An Argentinian film about a young girl, Dolores, who finally, after two and a half years, faces the court after the murder of her best friend. This friend had posted a sex tape of Dolores, leading to a falling-out between the two girls, and when the friend is found stabbed on the couch after a drunken party, Dolores is accused of the murder. Now she faces the court, her parents having mortgaged the house to employ the best lawyer they can.  The young actress reminded me of Demi Moore in Ghost, and she is very good in manipulating your feelings about her. Is she innocent, exhausted, manipulative or a good liar?

It’s subtitled in English, which is just as well because I could barely follow a word.

My rating: 3.5

Movie: Roma (Cine Latino Film Festival 2018)

I saw this as part of the 2018 Latin American film festival. It’s directed by Alfonso Cuarón, who also directed Gravity and Children of Men. It’s filmed in black and white, and it looks at a year in the life of a middle-class family in the Roma suburb of Mexico City. It reminded me a lot of that other black and white film Of Time and the City, (which in that case was about Liverpool), in that the director is almost writing a love letter to the city of his memory. Lots of observations about class, being a woman, betrayal – and in beautifully clear Spanish! (subtitles in English). It’s very good

My rating: 4.5 stars

I hear with my little ear: Podcasts 6 -13 November 2018

Well, the mid-term elections are done and dusted, Jeff Sessions has been ordered to let himself out the door- what does it all mean? There’s a new Trumpdate episode of Russia If You’re Listening.

News in Slow Spanish Latino Episode #282

99%Invisible Episode 326 Welcome to Jurassic Art has a podcast about the depiction of dinosaurs and how it has changed as artists have been liberated to draw from analogy and imagination. I’ve often been amused looking a sketches of a dinosaur that show the one little tiny bone that has been discovered.
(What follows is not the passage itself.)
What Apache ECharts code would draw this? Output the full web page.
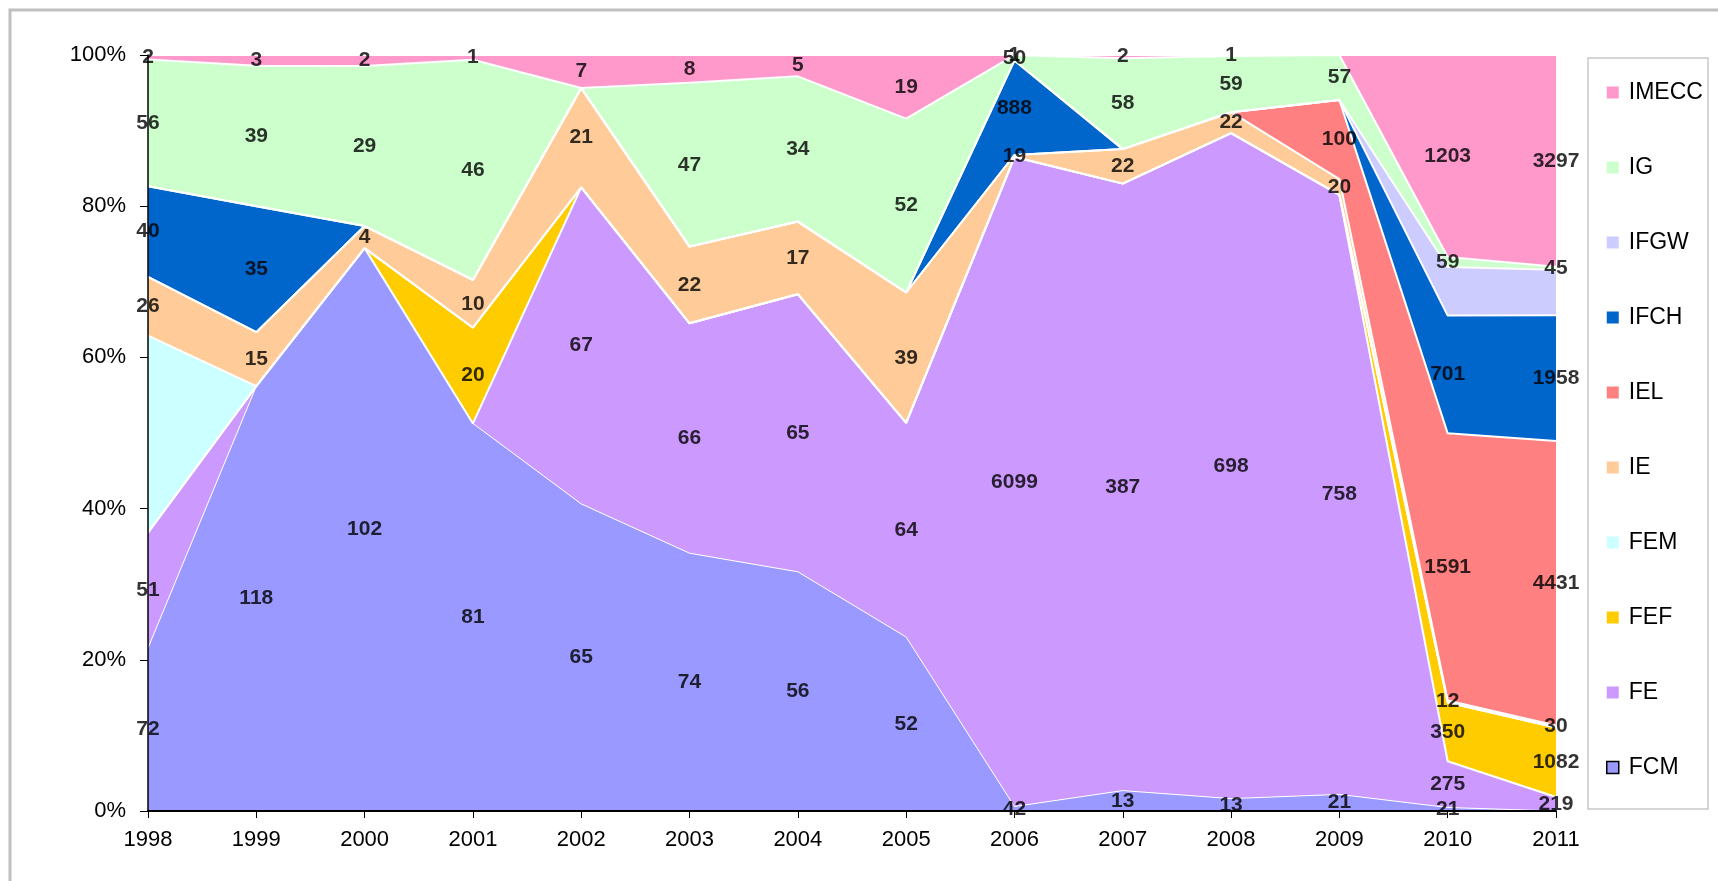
<!DOCTYPE html>
<html>
<head>
<meta charset="utf-8">
<script src="https://cdn.jsdelivr.net/npm/echarts@6/dist/echarts.min.js"></script>
<style>
  html, body { margin: 0; padding: 0; background: #fff; }
  #chart { width: 1718px; height: 881px; }
</style>
</head>
<body>
<div id="chart"></div>
<script>
// raw counts per year (blank cells in the sheet are 0 here)
const years = ['1998', '1999', '2000', '2001', '2002', '2003', '2004', '2005', '2006', '2007', '2008', '2009', '2010', '2011'];
const FCM = [72, 118, 102, 81, 65, 74, 56, 52, 42, 13, 13, 21, 21, 0];
const FE = [51, 0, 0, 0, 67, 66, 65, 64, 6099, 387, 698, 758, 275, 219];
const FEF = [0, 0, 0, 20, 0, 0, 0, 0, 0, 0, 0, 0, 350, 1082];
const FEM = [87, 0, 0, 0, 0, 0, 0, 0, 0, 0, 0, 0, 0, 0];
const IE = [26, 15, 4, 10, 21, 22, 17, 39, 19, 22, 22, 20, 12, 30];
const IEL = [0, 0, 0, 0, 0, 0, 0, 0, 0, 0, 0, 100, 1591, 4431];
const IFCH = [40, 35, 0, 0, 0, 0, 0, 0, 888, 0, 0, 0, 701, 1958];
const IFGW = [0, 0, 0, 0, 0, 0, 0, 0, 0, 0, 0, 0, 290, 708];
const IG = [56, 39, 29, 46, 0, 47, 34, 52, 50, 58, 59, 57, 59, 45];
const IMECC = [2, 3, 2, 1, 7, 8, 5, 19, 1, 2, 1, 0, 1203, 3297];

const yTicks = [0, 20, 40, 60, 80, 100];

// bottom to top
const stackOrder = [
    { name: 'FCM', data: FCM, color: '#9999FF', labels: true },
    { name: 'FE', data: FE, color: '#CC99FF', labels: true },
    { name: 'FEF', data: FEF, color: '#FFCC00', labels: true },
    { name: 'FEM', data: FEM, color: '#CCFFFF', labels: false },
    { name: 'IE', data: IE, color: '#FFCC99', labels: true },
    { name: 'IEL', data: IEL, color: '#FF8080', labels: true },
    { name: 'IFCH', data: IFCH, color: '#0066CC', labels: true },
    { name: 'IFGW', data: IFGW, color: '#CCCCFF', labels: false },
    { name: 'IG', data: IG, color: '#CCFFCC', labels: true },
    { name: 'IMECC', data: IMECC, color: '#FF99CC', labels: true }
];

const FONT = '"Liberation Sans", Arial, sans-serif';

const totals = years.map((y, i) => stackOrder.reduce((s, d) => s + d.data[i], 0));

let series = [];
let below = years.map(() => 0);

stackOrder.forEach(s => {
    let pct = s.data.map((v, i) => v / totals[i] * 100);
    series.push({
        name: s.name,
        type: 'line',
        stack: 'total',
        symbol: 'none',
        smooth: false,
        itemStyle: { color: s.color },
        lineStyle: { color: '#fff', width: s.name === 'FCM' ? 1 : 2 },
        areaStyle: { color: s.color, opacity: 1 },
        emphasis: { disabled: true },
        z: 2,
        data: pct
    });
    if (s.labels) {
        let pts = [];
        s.data.forEach((v, i) => {
            if (v > 0) pts.push([years[i], below[i] + pct[i] / 2, v]);
        });
        series.push({
            name: s.name + '_lbl',
            type: 'scatter',
            symbolSize: 0,
            silent: true,
            z: 10,
            label: {
                show: true,
                position: 'inside',
                color: '#000',
                textBorderWidth: 0,
                fontFamily: FONT,
                fontWeight: 'bold',
                fontSize: 21,
                formatter: p => p.data[2]
            },
            data: pts
        });
    }
    below = below.map((b, i) => b + pct[i]);
});

const option = {
    animation: false,
    backgroundColor: '#fff',
    grid: { left: 148, right: 162, top: 55, bottom: 70 },
    legend: {
        orient: 'vertical',
        left: 1606,
        top: 80,
        padding: 0,
        itemGap: 50,
        itemWidth: 12,
        itemHeight: 12,
        icon: 'rect',
        selectedMode: false,
        itemStyle: { borderWidth: 0 },
        textStyle: { fontFamily: FONT, fontSize: 23, lineHeight: 25, color: '#000', padding: [0, 0, 0, 5] },
        data: ['IMECC', 'IG', 'IFGW', 'IFCH', 'IEL', 'IE', 'FEM', 'FEF', 'FE',
            { name: 'FCM', itemStyle: { borderColor: '#000', borderWidth: 1.5 } }]
    },
    graphic: [
        {
            type: 'rect', z: -10, silent: true,
            shape: { x: 10, y: 10, width: 1800, height: 1000 },
            style: { fill: 'none', stroke: '#c0c0c0', lineWidth: 3 }
        },
        {
            type: 'rect', z: -5, silent: true,
            shape: { x: 1588, y: 58, width: 120, height: 751 },
            style: { fill: '#fff', stroke: '#c8c8c8', lineWidth: 1.5 }
        }
    ],
    xAxis: {
        type: 'category',
        boundaryGap: false,
        data: years,
        axisLine: { lineStyle: { color: '#000', width: 2 } },
        axisTick: { length: 7, lineStyle: { color: '#000', width: 1 } },
        axisLabel: { color: '#000', fontFamily: FONT, fontSize: 22, margin: 18 },
        splitLine: { show: false },
        z: 5
    },
    yAxis: {
        type: 'value',
        min: yTicks[0],
        max: yTicks[yTicks.length - 1],
        interval: 20,
        axisLine: { show: true, lineStyle: { color: '#000', width: 1.5 } },
        axisTick: { show: true, length: 8, lineStyle: { color: '#000', width: 1 } },
        axisLabel: { color: '#000', fontFamily: FONT, fontSize: 22, margin: 22, formatter: '{value}%' },
        splitLine: { show: false },
        z: 5
    },
    series: series
};

let myChart = echarts.init(document.getElementById('chart'));
myChart.setOption(option);
</script>
</body>
</html>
Big Ideas. Kirsten McKenzie is one of the historians who influenced me most when I wrote my thesis on Judge Willis (see my review of A Swindler’s Progress which she released in 2009 ). In this podcast A scandalous empire she talks about colonial scandals – Viscount Lascelles in NSW and Chief Justice Wylde in the Cape Colony- and what they tell us about respectability and anxiety, and the bringing of social change. It’s a lecture recorded on 4 October 2018 at UWA Institute of Advanced Studies. The recording has not been kind: it’s rather shrill, (says she who is very self-conscious about her own voice) but the content is excellent.

Conversations.  Everybody’s favourite interviewer Richard Fidler talks with David Marr, who is so witty, arch and caustic. A rather more tentative and emotional interview subject is Louisa Deasey who talks about how she completely re-evaluated her view of her long-deceased father when she received a Facebook message from a stranger about a cache of letters a French family had found amongst their grandmother’s possessions. The episode Discovering a father’s secret life in France ties in with Deasey’s book A Letter from Paris. The interviewer Sarah Kanowski sure has to work hard to get this story out of a very nervous interviewee.